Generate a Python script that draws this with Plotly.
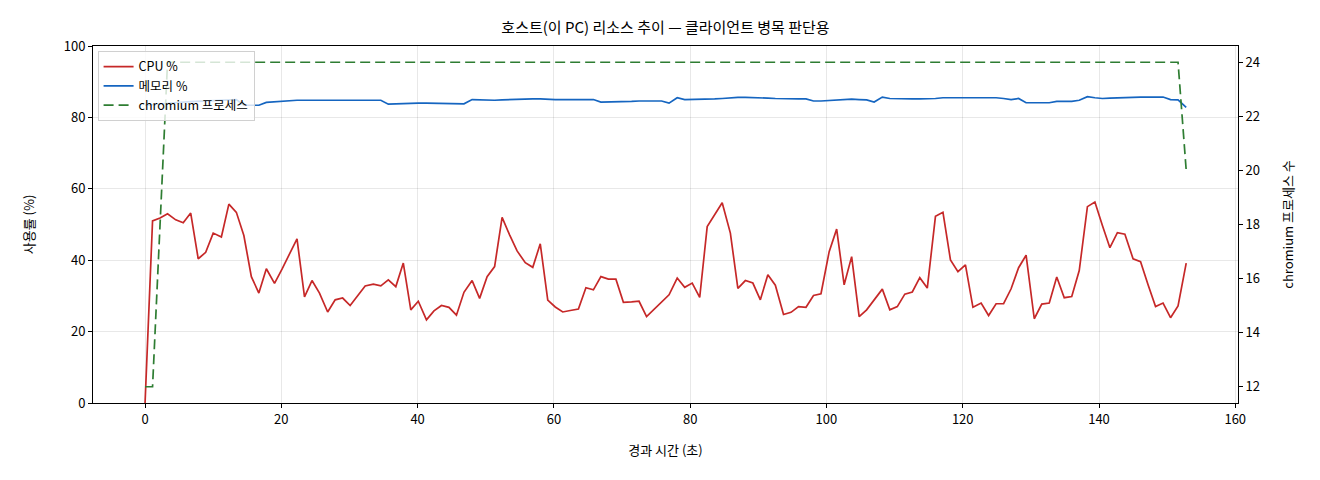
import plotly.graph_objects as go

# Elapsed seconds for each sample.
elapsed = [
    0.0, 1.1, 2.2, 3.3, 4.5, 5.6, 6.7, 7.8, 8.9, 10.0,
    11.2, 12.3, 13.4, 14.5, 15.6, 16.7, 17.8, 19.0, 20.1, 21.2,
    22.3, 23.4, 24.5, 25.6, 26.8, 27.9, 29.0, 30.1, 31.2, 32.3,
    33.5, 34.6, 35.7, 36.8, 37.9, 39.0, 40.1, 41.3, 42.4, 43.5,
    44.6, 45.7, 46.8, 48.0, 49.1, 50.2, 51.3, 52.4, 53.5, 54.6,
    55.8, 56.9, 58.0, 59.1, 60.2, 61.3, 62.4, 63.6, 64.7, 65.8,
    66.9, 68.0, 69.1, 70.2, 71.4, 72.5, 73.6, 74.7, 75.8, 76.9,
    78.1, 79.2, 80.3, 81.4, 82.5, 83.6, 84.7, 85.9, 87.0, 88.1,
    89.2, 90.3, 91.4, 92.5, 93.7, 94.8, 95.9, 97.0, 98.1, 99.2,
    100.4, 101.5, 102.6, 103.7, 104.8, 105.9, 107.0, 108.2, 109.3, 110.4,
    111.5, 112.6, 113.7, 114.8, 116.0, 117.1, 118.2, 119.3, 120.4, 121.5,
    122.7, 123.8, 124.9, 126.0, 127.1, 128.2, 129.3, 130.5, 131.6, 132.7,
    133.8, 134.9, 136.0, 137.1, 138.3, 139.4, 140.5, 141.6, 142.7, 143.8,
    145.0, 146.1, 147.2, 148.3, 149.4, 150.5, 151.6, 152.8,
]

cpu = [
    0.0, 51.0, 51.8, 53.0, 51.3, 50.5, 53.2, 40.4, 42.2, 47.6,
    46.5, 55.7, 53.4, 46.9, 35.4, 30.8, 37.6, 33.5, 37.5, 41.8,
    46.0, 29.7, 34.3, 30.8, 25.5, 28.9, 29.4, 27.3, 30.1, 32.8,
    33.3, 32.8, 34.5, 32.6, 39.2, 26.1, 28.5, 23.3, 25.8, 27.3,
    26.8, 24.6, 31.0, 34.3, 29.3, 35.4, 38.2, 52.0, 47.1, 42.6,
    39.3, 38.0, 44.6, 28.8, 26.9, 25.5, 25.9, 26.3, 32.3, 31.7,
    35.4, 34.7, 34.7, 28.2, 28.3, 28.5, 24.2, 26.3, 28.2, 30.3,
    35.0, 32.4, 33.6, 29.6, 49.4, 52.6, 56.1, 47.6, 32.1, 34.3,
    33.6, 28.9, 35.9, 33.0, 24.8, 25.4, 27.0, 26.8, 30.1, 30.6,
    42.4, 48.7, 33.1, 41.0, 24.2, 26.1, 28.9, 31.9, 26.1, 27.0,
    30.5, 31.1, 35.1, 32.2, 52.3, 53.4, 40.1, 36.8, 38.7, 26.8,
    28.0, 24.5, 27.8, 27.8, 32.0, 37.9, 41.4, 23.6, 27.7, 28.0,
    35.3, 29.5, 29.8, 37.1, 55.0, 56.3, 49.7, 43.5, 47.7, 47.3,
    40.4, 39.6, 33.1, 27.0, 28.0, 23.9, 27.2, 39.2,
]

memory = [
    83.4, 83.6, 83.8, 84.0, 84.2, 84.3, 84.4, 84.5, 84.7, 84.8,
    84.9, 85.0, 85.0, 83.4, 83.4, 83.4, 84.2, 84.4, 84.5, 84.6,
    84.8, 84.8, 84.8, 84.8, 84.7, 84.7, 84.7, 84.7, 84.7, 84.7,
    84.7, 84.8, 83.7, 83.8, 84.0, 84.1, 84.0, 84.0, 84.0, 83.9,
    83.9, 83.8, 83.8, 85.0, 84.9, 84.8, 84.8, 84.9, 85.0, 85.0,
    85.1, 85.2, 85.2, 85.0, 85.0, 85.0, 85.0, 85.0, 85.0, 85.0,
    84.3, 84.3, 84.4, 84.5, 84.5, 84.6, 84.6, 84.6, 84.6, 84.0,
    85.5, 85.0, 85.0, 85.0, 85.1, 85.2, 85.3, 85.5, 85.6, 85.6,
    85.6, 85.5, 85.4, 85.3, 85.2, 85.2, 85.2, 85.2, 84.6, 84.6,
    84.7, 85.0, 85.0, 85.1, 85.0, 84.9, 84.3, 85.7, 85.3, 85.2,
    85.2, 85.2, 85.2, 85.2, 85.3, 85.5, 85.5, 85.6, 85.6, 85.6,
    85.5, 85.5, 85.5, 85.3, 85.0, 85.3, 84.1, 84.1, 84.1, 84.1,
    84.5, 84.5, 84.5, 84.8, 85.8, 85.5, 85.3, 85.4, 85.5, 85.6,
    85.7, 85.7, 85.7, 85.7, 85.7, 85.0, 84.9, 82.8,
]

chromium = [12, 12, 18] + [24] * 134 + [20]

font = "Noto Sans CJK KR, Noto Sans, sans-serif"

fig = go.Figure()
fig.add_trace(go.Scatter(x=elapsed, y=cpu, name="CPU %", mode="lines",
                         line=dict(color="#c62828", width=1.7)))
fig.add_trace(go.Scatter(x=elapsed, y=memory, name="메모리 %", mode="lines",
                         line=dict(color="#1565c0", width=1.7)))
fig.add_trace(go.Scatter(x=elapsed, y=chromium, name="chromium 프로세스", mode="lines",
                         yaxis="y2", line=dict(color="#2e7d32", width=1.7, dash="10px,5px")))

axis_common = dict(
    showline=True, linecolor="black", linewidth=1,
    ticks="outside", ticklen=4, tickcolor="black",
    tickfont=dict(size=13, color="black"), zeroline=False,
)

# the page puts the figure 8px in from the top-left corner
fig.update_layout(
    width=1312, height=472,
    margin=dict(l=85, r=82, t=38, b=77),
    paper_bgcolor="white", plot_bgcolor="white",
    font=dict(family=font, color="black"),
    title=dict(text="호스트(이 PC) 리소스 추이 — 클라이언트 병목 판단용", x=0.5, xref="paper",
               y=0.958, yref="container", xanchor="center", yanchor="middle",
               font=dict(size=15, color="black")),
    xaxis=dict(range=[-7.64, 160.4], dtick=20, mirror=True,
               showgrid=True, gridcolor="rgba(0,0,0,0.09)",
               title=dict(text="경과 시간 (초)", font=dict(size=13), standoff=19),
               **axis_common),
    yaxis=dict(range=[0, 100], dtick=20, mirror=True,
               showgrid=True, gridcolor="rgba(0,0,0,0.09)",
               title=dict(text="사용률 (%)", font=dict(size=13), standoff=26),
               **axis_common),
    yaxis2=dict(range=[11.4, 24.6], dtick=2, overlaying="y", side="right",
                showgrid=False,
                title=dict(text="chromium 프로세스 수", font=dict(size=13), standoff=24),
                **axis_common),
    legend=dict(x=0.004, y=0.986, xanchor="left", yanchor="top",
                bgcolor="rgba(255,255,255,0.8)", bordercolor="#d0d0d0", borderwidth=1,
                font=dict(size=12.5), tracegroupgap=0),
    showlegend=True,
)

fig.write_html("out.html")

JOB: Skip the pictures, then retype every line above exactly.

SOLUTION FOR THIS EXERCISE:
Generate a Python script that draws this with Plotly.
import plotly.graph_objects as go

# Elapsed seconds for each sample.
elapsed = [
    0.0, 1.1, 2.2, 3.3, 4.5, 5.6, 6.7, 7.8, 8.9, 10.0,
    11.2, 12.3, 13.4, 14.5, 15.6, 16.7, 17.8, 19.0, 20.1, 21.2,
    22.3, 23.4, 24.5, 25.6, 26.8, 27.9, 29.0, 30.1, 31.2, 32.3,
    33.5, 34.6, 35.7, 36.8, 37.9, 39.0, 40.1, 41.3, 42.4, 43.5,
    44.6, 45.7, 46.8, 48.0, 49.1, 50.2, 51.3, 52.4, 53.5, 54.6,
    55.8, 56.9, 58.0, 59.1, 60.2, 61.3, 62.4, 63.6, 64.7, 65.8,
    66.9, 68.0, 69.1, 70.2, 71.4, 72.5, 73.6, 74.7, 75.8, 76.9,
    78.1, 79.2, 80.3, 81.4, 82.5, 83.6, 84.7, 85.9, 87.0, 88.1,
    89.2, 90.3, 91.4, 92.5, 93.7, 94.8, 95.9, 97.0, 98.1, 99.2,
    100.4, 101.5, 102.6, 103.7, 104.8, 105.9, 107.0, 108.2, 109.3, 110.4,
    111.5, 112.6, 113.7, 114.8, 116.0, 117.1, 118.2, 119.3, 120.4, 121.5,
    122.7, 123.8, 124.9, 126.0, 127.1, 128.2, 129.3, 130.5, 131.6, 132.7,
    133.8, 134.9, 136.0, 137.1, 138.3, 139.4, 140.5, 141.6, 142.7, 143.8,
    145.0, 146.1, 147.2, 148.3, 149.4, 150.5, 151.6, 152.8,
]

cpu = [
    0.0, 51.0, 51.8, 53.0, 51.3, 50.5, 53.2, 40.4, 42.2, 47.6,
    46.5, 55.7, 53.4, 46.9, 35.4, 30.8, 37.6, 33.5, 37.5, 41.8,
    46.0, 29.7, 34.3, 30.8, 25.5, 28.9, 29.4, 27.3, 30.1, 32.8,
    33.3, 32.8, 34.5, 32.6, 39.2, 26.1, 28.5, 23.3, 25.8, 27.3,
    26.8, 24.6, 31.0, 34.3, 29.3, 35.4, 38.2, 52.0, 47.1, 42.6,
    39.3, 38.0, 44.6, 28.8, 26.9, 25.5, 25.9, 26.3, 32.3, 31.7,
    35.4, 34.7, 34.7, 28.2, 28.3, 28.5, 24.2, 26.3, 28.2, 30.3,
    35.0, 32.4, 33.6, 29.6, 49.4, 52.6, 56.1, 47.6, 32.1, 34.3,
    33.6, 28.9, 35.9, 33.0, 24.8, 25.4, 27.0, 26.8, 30.1, 30.6,
    42.4, 48.7, 33.1, 41.0, 24.2, 26.1, 28.9, 31.9, 26.1, 27.0,
    30.5, 31.1, 35.1, 32.2, 52.3, 53.4, 40.1, 36.8, 38.7, 26.8,
    28.0, 24.5, 27.8, 27.8, 32.0, 37.9, 41.4, 23.6, 27.7, 28.0,
    35.3, 29.5, 29.8, 37.1, 55.0, 56.3, 49.7, 43.5, 47.7, 47.3,
    40.4, 39.6, 33.1, 27.0, 28.0, 23.9, 27.2, 39.2,
]

memory = [
    83.4, 83.6, 83.8, 84.0, 84.2, 84.3, 84.4, 84.5, 84.7, 84.8,
    84.9, 85.0, 85.0, 83.4, 83.4, 83.4, 84.2, 84.4, 84.5, 84.6,
    84.8, 84.8, 84.8, 84.8, 84.7, 84.7, 84.7, 84.7, 84.7, 84.7,
    84.7, 84.8, 83.7, 83.8, 84.0, 84.1, 84.0, 84.0, 84.0, 83.9,
    83.9, 83.8, 83.8, 85.0, 84.9, 84.8, 84.8, 84.9, 85.0, 85.0,
    85.1, 85.2, 85.2, 85.0, 85.0, 85.0, 85.0, 85.0, 85.0, 85.0,
    84.3, 84.3, 84.4, 84.5, 84.5, 84.6, 84.6, 84.6, 84.6, 84.0,
    85.5, 85.0, 85.0, 85.0, 85.1, 85.2, 85.3, 85.5, 85.6, 85.6,
    85.6, 85.5, 85.4, 85.3, 85.2, 85.2, 85.2, 85.2, 84.6, 84.6,
    84.7, 85.0, 85.0, 85.1, 85.0, 84.9, 84.3, 85.7, 85.3, 85.2,
    85.2, 85.2, 85.2, 85.2, 85.3, 85.5, 85.5, 85.6, 85.6, 85.6,
    85.5, 85.5, 85.5, 85.3, 85.0, 85.3, 84.1, 84.1, 84.1, 84.1,
    84.5, 84.5, 84.5, 84.8, 85.8, 85.5, 85.3, 85.4, 85.5, 85.6,
    85.7, 85.7, 85.7, 85.7, 85.7, 85.0, 84.9, 82.8,
]

chromium = [12, 12, 18] + [24] * 134 + [20]

font = "Noto Sans CJK KR, Noto Sans, sans-serif"

fig = go.Figure()
fig.add_trace(go.Scatter(x=elapsed, y=cpu, name="CPU %", mode="lines",
                         line=dict(color="#c62828", width=1.7)))
fig.add_trace(go.Scatter(x=elapsed, y=memory, name="메모리 %", mode="lines",
                         line=dict(color="#1565c0", width=1.7)))
fig.add_trace(go.Scatter(x=elapsed, y=chromium, name="chromium 프로세스", mode="lines",
                         yaxis="y2", line=dict(color="#2e7d32", width=1.7, dash="10px,5px")))

axis_common = dict(
    showline=True, linecolor="black", linewidth=1,
    ticks="outside", ticklen=4, tickcolor="black",
    tickfont=dict(size=13, color="black"), zeroline=False,
)

# the page puts the figure 8px in from the top-left corner
fig.update_layout(
    width=1312, height=472,
    margin=dict(l=85, r=82, t=38, b=77),
    paper_bgcolor="white", plot_bgcolor="white",
    font=dict(family=font, color="black"),
    title=dict(text="호스트(이 PC) 리소스 추이 — 클라이언트 병목 판단용", x=0.5, xref="paper",
               y=0.958, yref="container", xanchor="center", yanchor="middle",
               font=dict(size=15, color="black")),
    xaxis=dict(range=[-7.64, 160.4], dtick=20, mirror=True,
               showgrid=True, gridcolor="rgba(0,0,0,0.09)",
               title=dict(text="경과 시간 (초)", font=dict(size=13), standoff=19),
               **axis_common),
    yaxis=dict(range=[0, 100], dtick=20, mirror=True,
               showgrid=True, gridcolor="rgba(0,0,0,0.09)",
               title=dict(text="사용률 (%)", font=dict(size=13), standoff=26),
               **axis_common),
    yaxis2=dict(range=[11.4, 24.6], dtick=2, overlaying="y", side="right",
                showgrid=False,
                title=dict(text="chromium 프로세스 수", font=dict(size=13), standoff=24),
                **axis_common),
    legend=dict(x=0.004, y=0.986, xanchor="left", yanchor="top",
                bgcolor="rgba(255,255,255,0.8)", bordercolor="#d0d0d0", borderwidth=1,
                font=dict(size=12.5), tracegroupgap=0),
    showlegend=True,
)

fig.write_html("out.html")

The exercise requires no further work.